India laboured from a 0-2 deficit and went on to wrap up the match in the last 10 minutes when the players proved that skill and fighting qualities will always be decisive in victory.
The highlight of the match, in which the individual brilliance of Dhanraj Pillay, Baljit Dhillon and Dilip Tirkey was visible throughout, will be remembered for long. Not to forget the support shown by the younger lot, including Vikram Pillay, Harpal Singh and Viren Rasquinha.
Adrian D'Souza also excelled in goalkeeping. On two occasions he thwarted good moves from the South African forwards.
Though India's victory was commendable there are some grey areas that need to be improved upon urgently. The forward line has not yet shown the necessary cohesion and the mid-field is also not supporting it to the fullest extent.
Front-liners Deepak Thakur, Gagan Ajit Singh and Prabhjot Singh did not do anything worthwhile yesterday. They seemed to be running around aimlessly with the ball and got dispossessed easily. This made the Indian team attack looking vulnerable in the first half.
The forward line also looked disjointed with no concrete help from the mid-fielders, which could pose problems for Indian coach Gerhard Rach in future games. The sooner these mistakes are rectified the better for the team.
This is where Dhillon and Dhanraj Pillay proved to be above everyone else and showed they are capable of getting past any defender with their dribbling and passing.
I have always believed that even in victory one has to learn and rectify the mistakes for further improvement in such high-level competitions.
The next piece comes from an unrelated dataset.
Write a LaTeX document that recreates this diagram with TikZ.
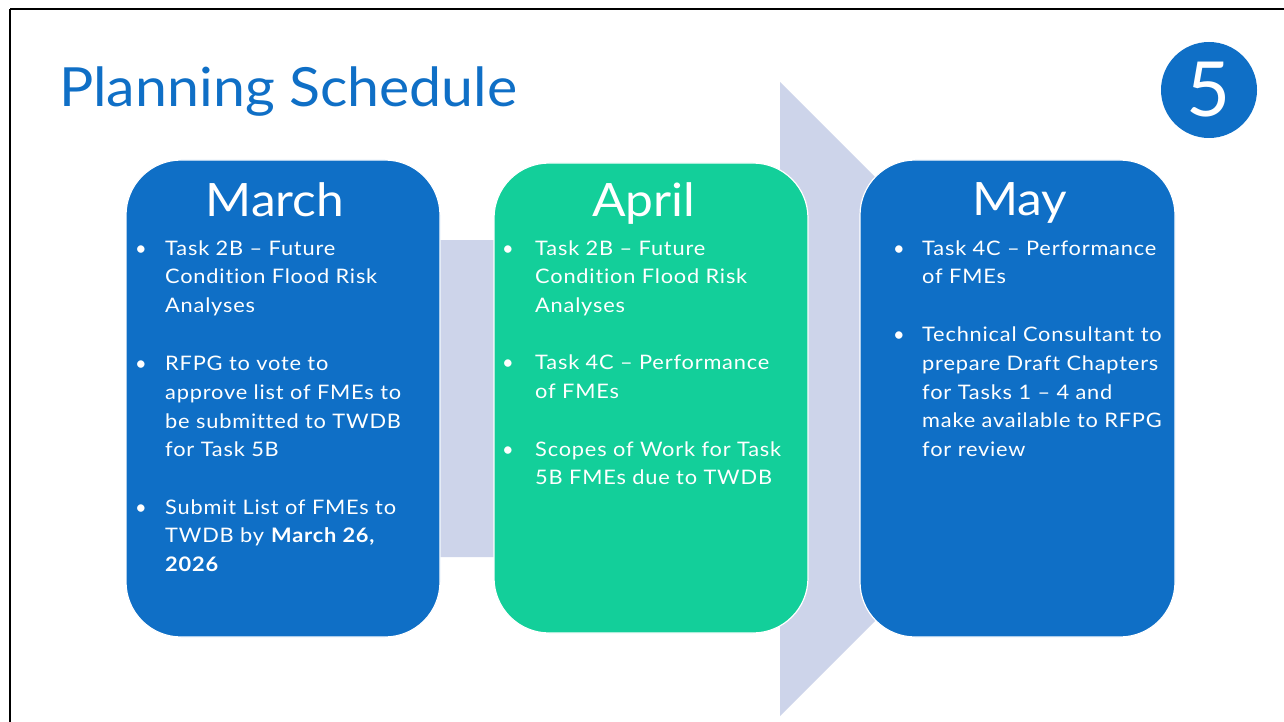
\documentclass[tikz,border=0pt]{standalone}
\usepackage{fontspec}
\setmainfont{Lato}
\newfontfamily\bodyfont[FakeStretch=1.09,LetterSpace=4,Ligatures={NoCommon}]{Lato}
\newfontfamily\headfont[FakeStretch=1.08]{Lato}
\newfontfamily\titlefont[FakeStretch=1.06]{Lato}
\definecolor{oblue}{HTML}{0F6FC6}
\definecolor{ogreen}{HTML}{13CF9A}
\definecolor{arrowc}{HTML}{CDD4EA}
\newcommand{\firstline}{\rule{0pt}{20pt}}
\tikzset{
  monthbox/.style={draw=white, line width=1.2pt, rounded corners=55pt},
  monthtitle/.style={text=white, anchor=base, font=\headfont\fontsize{46}{50}\selectfont, inner sep=0pt},
  bullettext/.style={text=white, anchor=north west, align=left, inner sep=0pt, font=\bodyfont\fontsize{20}{28.7}\selectfont},
  bulletdot/.style={text=white, anchor=base, inner sep=0pt, font=\fontsize{20}{28.7}\selectfont}
}
\begin{document}
\begin{tikzpicture}[x=1pt,y=-1pt]
\useasboundingbox (0,0) rectangle (1284,722);
\fill[white] (0,0) rectangle (1284,722);
% frame lines
\draw[black, line width=2pt] (10,9) -- (1284,9);
\draw[black, line width=2pt] (10,9) -- (10,722);
% title
\node[anchor=base west, inner sep=0pt, text=oblue, font=\titlefont\fontsize{54}{60}\selectfont] (title) at (59,107) {Planning Schedule};
% number badge
\node[circle, fill=oblue, minimum size=96pt, inner sep=0pt, text=white, font=\fontsize{76}{80}\selectfont] (badge) at (1209,90) {5};
% background arrow
\fill[arrowc] (300,240) -- (780,240) -- (780,82) -- (1097,399) -- (780,716) -- (780,557) -- (300,557) -- cycle;
% boxes
\draw[monthbox, fill=oblue] (126,160) rectangle (440,637);
\draw[monthbox, fill=ogreen] (494,163) rectangle (808,633);
\draw[monthbox, fill=oblue] (860,160) rectangle (1175,637);
% month titles
\node[monthtitle] (march) at (275,216.7) {March};
\node[monthtitle] (april) at (644,216.7) {April};
\node[monthtitle] (may) at (1020,215) {May};
% March bullets
\node[bulletdot] (m1d) at (141,255) {•};
\node[bullettext] (m1) at (165,235) {\firstline Task 2B – Future\\Condition Flood Risk\\Analyses};
\node[bulletdot] (m2d) at (141,370.5) {•};
\node[bullettext] (m2) at (165,350.5) {\firstline RFPG to vote to\\approve list of FMEs to\\be submitted to TWDB\\for Task 5B};
\node[bulletdot] (m3d) at (141,514) {•};
\node[bullettext] (m3) at (165,494) {\firstline Submit List of FMEs to\\TWDB by \textbf{March 26,}\\\textbf{2026}};
% April bullets
\node[bulletdot] (a1d) at (508,255) {•};
\node[bullettext] (a1) at (535,235) {\firstline Task 2B – Future\\Condition Flood Risk\\Analyses};
\node[bulletdot] (a2d) at (508,369.5) {•};
\node[bullettext] (a2) at (535,349.5) {\firstline Task 4C – Performance\\of FMEs};
\node[bulletdot] (a3d) at (508,456) {•};
\node[bullettext] (a3) at (535,436) {\firstline Scopes of Work for Task\\5B FMEs due to TWDB};
% May bullets
\node[bulletdot] (y1d) at (899,255) {•};
\node[bullettext] (y1) at (922,235) {\firstline Task 4C – Performance\\of FMEs};
\node[bulletdot] (y2d) at (899,341.5) {•};
\node[bullettext] (y2) at (922,321.5) {\firstline Technical Consultant to\\prepare Draft Chapters\\for Tasks 1 – 4 and\\make available to RFPG\\for review};
\end{tikzpicture}
\end{document}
Harpal needs to improve his tackling in the danger area.
Another major worry for the team is the performance of wing-halves Ignace Tirkey and Sandep Singh. Both have proved to be weak links in the defence, especially Ignace, who is prone to desert his zone and leave gaps that have to be plugged by someone else.
Sandeep Singh has to learn from his mistakes, which became visible during the Olympic opener against defending champions the Netherlands.
South Africa were reduced to ten men towards the end for five minutes which gave the Indian forwards more space.
The Indians have been conceding goals in the first ten minutes, which should be avoided. Most of the Indian forays have emanated from the right flank with little thrust seen from the other side. That needs to be rectified at the earliest in order to stretch the rival teams' defence to the full.
In the game against South Africa India secured five penalty-corners and converted three of them which is an encouraging sign.
The drawn Argentina-Australia encounter has thrown open the pool and is a welcome result from the Indian point of view.
Hopefully, the victory against South Africa will make the Indians gain in confidence ahead of their crucial match against the strong Australians on Thursday.